Xilinx stock rose 3% yesterday. Anyone have any idea why?
- posted
12 years ago
Xilinx stock rose 3% yesterday. Anyone have any idea why?
Insider trading?
Oh wait.....
JPMorgan (NYSE:JPM - Analyst Report) hiked its view on semiconductor company Xilinx Inc (NASDAQ:XLNX - Analyst Report) from cautious to constructive
I wish I could find their rating table. Never heard of 'constructive'
Cheers
I read somewhere in the technical press, a slashdot sort of site, that some Apple consumer product has an FPGA inside. Maybe that started an FPGA investor rush.

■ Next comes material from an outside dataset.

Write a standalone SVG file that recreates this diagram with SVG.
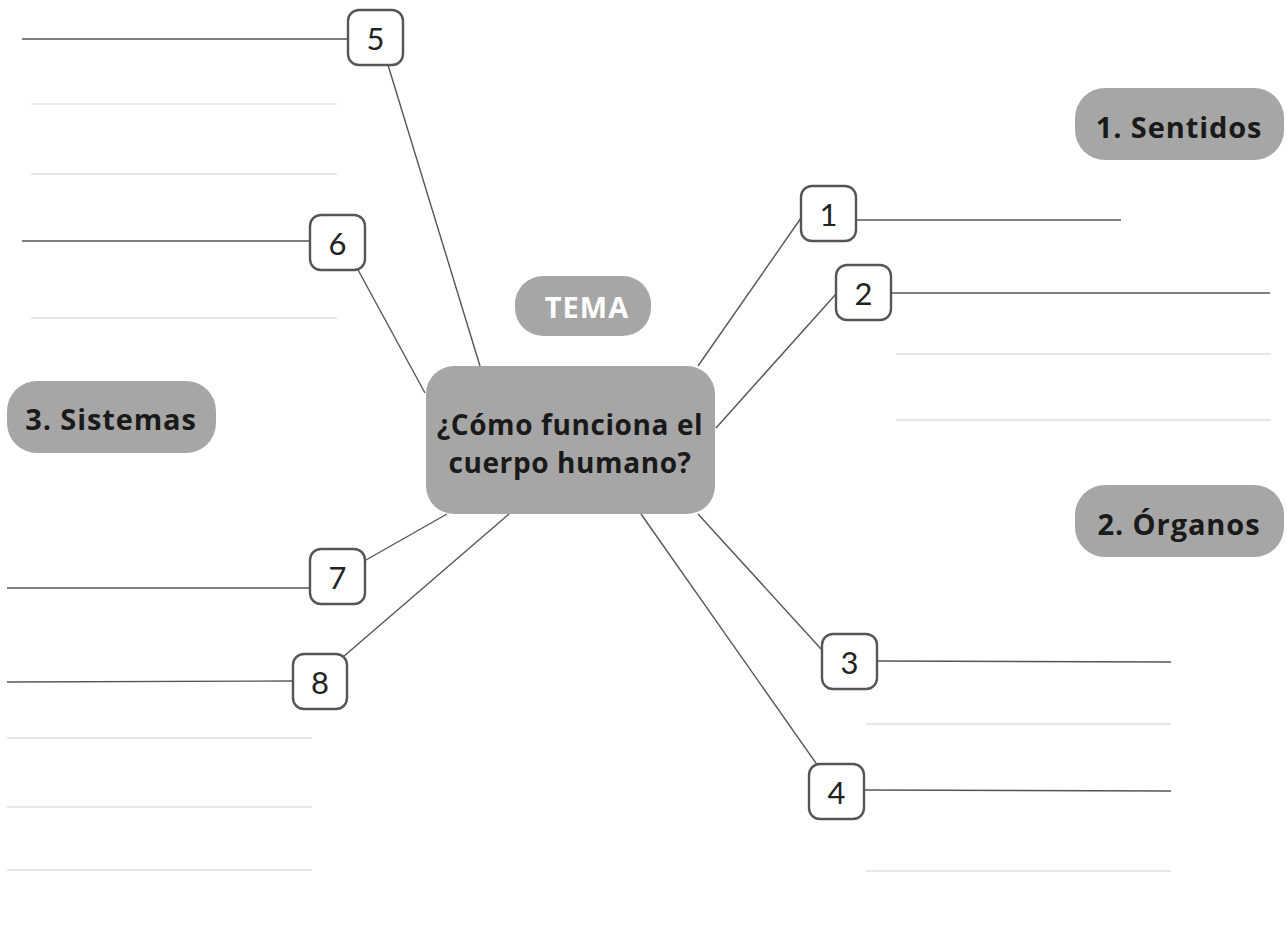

We're cutting over to Altera. The Xilinx software is a nightmare.
John
Same feeling here. This last weeks I have been working on a Xilinx board and I can certify that the ISE is a buggy and utterly slow nightmare. While having its own subtleties, Altera's Quartus II is much easier (and an order of magnitude faster) to work with.
Pere
Wanderer wrote: : Xilinx stock rose 3% yesterday. Anyone have any idea why?
Introduction of their 7th generation silicon?

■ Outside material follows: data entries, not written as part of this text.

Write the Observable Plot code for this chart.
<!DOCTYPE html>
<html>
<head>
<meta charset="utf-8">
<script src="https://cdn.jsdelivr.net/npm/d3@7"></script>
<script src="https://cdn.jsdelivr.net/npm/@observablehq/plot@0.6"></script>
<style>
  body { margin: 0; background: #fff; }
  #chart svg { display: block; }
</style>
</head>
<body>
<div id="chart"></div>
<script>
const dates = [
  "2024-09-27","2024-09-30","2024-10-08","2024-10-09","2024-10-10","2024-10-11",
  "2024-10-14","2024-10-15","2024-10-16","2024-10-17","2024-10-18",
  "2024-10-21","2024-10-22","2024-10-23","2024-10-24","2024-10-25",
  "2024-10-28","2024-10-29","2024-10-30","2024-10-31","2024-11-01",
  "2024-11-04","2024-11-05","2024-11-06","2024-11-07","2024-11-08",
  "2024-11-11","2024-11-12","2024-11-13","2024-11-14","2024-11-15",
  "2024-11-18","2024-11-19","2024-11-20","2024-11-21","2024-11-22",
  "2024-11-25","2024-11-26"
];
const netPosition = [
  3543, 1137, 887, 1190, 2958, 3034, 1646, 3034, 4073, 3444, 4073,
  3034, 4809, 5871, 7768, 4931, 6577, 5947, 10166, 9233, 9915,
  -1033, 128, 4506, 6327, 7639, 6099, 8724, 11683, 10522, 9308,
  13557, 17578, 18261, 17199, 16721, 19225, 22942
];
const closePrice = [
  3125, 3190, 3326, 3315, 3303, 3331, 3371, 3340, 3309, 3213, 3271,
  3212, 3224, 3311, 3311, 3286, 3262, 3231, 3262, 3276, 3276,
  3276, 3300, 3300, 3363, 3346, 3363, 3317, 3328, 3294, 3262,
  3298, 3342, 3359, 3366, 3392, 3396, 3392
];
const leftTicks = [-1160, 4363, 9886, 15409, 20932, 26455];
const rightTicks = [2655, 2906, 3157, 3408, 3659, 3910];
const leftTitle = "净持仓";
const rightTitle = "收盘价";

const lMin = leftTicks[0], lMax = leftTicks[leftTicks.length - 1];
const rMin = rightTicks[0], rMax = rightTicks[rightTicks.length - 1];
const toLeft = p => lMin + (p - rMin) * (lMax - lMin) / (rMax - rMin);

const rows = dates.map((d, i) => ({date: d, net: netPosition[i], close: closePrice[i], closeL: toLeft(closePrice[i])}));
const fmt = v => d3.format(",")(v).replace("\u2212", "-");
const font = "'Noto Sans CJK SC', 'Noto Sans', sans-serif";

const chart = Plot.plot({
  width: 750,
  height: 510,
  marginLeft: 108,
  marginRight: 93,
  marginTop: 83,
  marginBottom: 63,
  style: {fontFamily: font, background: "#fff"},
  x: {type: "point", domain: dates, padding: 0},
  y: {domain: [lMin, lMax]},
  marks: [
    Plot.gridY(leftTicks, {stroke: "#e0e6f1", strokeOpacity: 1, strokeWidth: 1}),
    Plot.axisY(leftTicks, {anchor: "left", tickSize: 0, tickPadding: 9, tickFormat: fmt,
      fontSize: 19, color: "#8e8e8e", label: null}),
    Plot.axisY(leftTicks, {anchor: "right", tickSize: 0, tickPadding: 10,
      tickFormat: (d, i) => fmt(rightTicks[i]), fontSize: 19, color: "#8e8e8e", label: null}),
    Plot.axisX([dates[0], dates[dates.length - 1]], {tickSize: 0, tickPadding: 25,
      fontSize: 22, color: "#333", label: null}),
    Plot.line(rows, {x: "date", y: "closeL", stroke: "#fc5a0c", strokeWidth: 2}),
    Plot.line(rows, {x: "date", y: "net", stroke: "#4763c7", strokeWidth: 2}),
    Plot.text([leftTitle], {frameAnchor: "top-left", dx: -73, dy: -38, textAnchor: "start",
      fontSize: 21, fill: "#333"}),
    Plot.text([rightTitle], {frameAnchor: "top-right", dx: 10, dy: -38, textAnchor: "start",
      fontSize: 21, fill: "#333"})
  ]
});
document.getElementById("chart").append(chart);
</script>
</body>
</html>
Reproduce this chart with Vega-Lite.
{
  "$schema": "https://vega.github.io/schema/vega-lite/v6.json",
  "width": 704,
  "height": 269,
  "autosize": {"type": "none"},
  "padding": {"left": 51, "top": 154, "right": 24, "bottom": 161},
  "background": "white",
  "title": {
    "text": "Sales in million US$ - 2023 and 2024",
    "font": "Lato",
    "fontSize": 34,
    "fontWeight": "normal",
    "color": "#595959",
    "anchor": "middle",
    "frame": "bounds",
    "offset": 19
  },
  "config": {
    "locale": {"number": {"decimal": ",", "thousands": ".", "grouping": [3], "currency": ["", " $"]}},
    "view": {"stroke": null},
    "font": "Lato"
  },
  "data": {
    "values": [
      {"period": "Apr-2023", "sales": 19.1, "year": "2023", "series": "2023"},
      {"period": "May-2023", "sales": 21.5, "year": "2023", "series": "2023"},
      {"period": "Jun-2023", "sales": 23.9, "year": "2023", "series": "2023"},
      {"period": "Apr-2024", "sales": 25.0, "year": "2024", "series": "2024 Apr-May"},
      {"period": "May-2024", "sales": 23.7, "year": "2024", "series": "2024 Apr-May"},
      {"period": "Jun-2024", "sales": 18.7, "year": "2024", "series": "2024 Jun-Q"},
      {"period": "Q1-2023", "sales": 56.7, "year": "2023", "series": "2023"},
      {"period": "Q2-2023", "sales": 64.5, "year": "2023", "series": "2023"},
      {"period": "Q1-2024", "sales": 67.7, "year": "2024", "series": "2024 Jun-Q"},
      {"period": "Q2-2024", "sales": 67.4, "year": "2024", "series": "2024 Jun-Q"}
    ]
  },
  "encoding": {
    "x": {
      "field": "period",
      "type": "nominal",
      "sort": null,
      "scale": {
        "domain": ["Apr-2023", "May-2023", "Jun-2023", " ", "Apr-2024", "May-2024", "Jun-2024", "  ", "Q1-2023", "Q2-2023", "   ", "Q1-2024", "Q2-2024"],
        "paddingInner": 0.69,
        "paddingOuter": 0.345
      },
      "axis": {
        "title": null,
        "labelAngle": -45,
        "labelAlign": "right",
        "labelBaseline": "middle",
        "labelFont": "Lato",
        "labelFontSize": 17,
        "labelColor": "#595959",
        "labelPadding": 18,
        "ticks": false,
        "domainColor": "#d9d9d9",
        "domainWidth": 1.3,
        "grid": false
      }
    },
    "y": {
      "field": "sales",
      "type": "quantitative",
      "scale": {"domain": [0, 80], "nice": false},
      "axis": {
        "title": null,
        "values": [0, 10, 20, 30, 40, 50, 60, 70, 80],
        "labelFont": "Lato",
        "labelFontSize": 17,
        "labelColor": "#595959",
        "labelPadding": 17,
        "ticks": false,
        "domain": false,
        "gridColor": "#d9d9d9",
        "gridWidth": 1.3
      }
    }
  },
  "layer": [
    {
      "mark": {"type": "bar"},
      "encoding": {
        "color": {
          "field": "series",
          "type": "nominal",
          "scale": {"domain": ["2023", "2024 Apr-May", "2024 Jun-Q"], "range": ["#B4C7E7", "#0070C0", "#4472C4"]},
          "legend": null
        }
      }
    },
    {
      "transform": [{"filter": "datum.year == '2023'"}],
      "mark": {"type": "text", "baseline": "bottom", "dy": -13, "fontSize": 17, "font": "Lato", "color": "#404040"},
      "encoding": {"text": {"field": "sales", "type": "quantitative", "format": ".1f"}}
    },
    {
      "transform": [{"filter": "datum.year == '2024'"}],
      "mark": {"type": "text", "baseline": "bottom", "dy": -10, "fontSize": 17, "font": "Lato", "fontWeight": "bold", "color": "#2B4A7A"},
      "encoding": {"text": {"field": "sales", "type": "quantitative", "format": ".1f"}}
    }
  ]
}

The Zynq-7000 family with the embedded hard ARM looks nice.
Regards, Mikko
One of my guys was doing some tricky stuff with a 1 GHz SERDES on an Arria II GX (which is $450 worth of FPGA) and I asked him to change the pattern. He typed for a couple of seconds and the output changed. He had recompiled it and JTAGd it, in a few seconds!
It will take Xilinx years to unsnarl their tools... if ever.
John
Ya, I think it is the new Zynq stuff. I wish I could find a mutual fund that into that new ARM consortium, Freescale, TI, Xilinx, ST, Marvell etc. I'm not wealthy enough to amass individual stocks.

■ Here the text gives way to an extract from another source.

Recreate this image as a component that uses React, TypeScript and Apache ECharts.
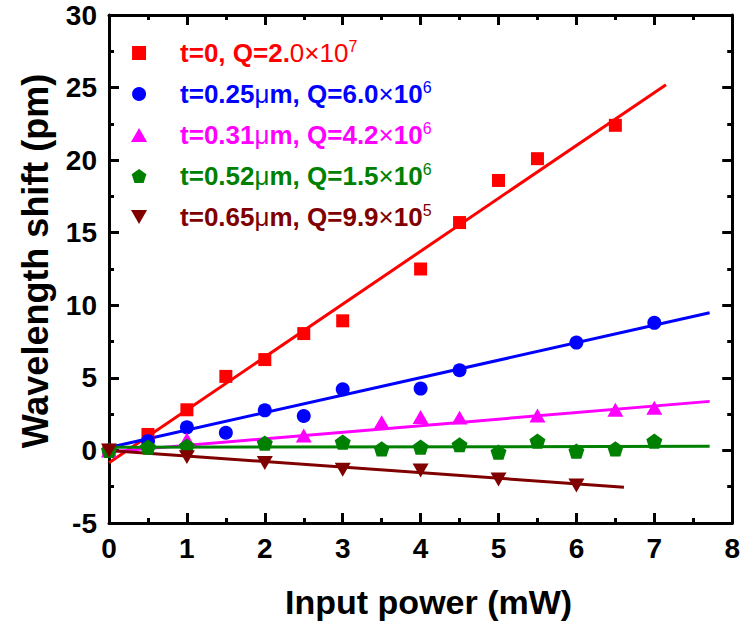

I decided to go back to Altera. The requirements changed so the little widget would no longer fit in the smallest Coolrunner. The larger chip was, well, larger. I asked our manufacturing guys if they could do a .5mm BGA and they told me to go for it. I only need the I/Os around the outside of the package, so don't even need micro-vias. I was starting to remember why I didn't like ISE.
Is the "free" or low-cost Altera software usable, or is it big bucks for the software?
Best regards, Spehro Pefhany
-- "it's the network..." "The Journey is the reward" speff@interlog.com Info for manufacturers: http://www.trexon.com
Rob was showing me the Altera "CPLD", which sure looks like a small FPGA with a flash for configuration, possibly a 2-chip-inside thing. Definitely not a sum-of-products architecture.
John
The free stuff is perfectly usable, for the devices it covers. Big bux is for big bux parts. A paid-for simulator (ModelSim) may be a good investment if you have any serious work to do. The freebies are limited to something like
10K lines of VHDL and they're slow.
Nope. One chip.
The only difference I can see between what Altera calls a "CPLD" and an "FPGA" are registers in the IOBs. The CPLD parts (e.g. MAX-II and MAX-V) have no registered I/Os. I think it's rather silly to leave them out, but I'm not in the marketing department. The MAX parts don't have differential I/Os either, likely a result of not having registered I/Os. Yes, the Xilinx Coolrunner does have a SoP architecture. I *much* prefer the finer grained architecture of an FPGA.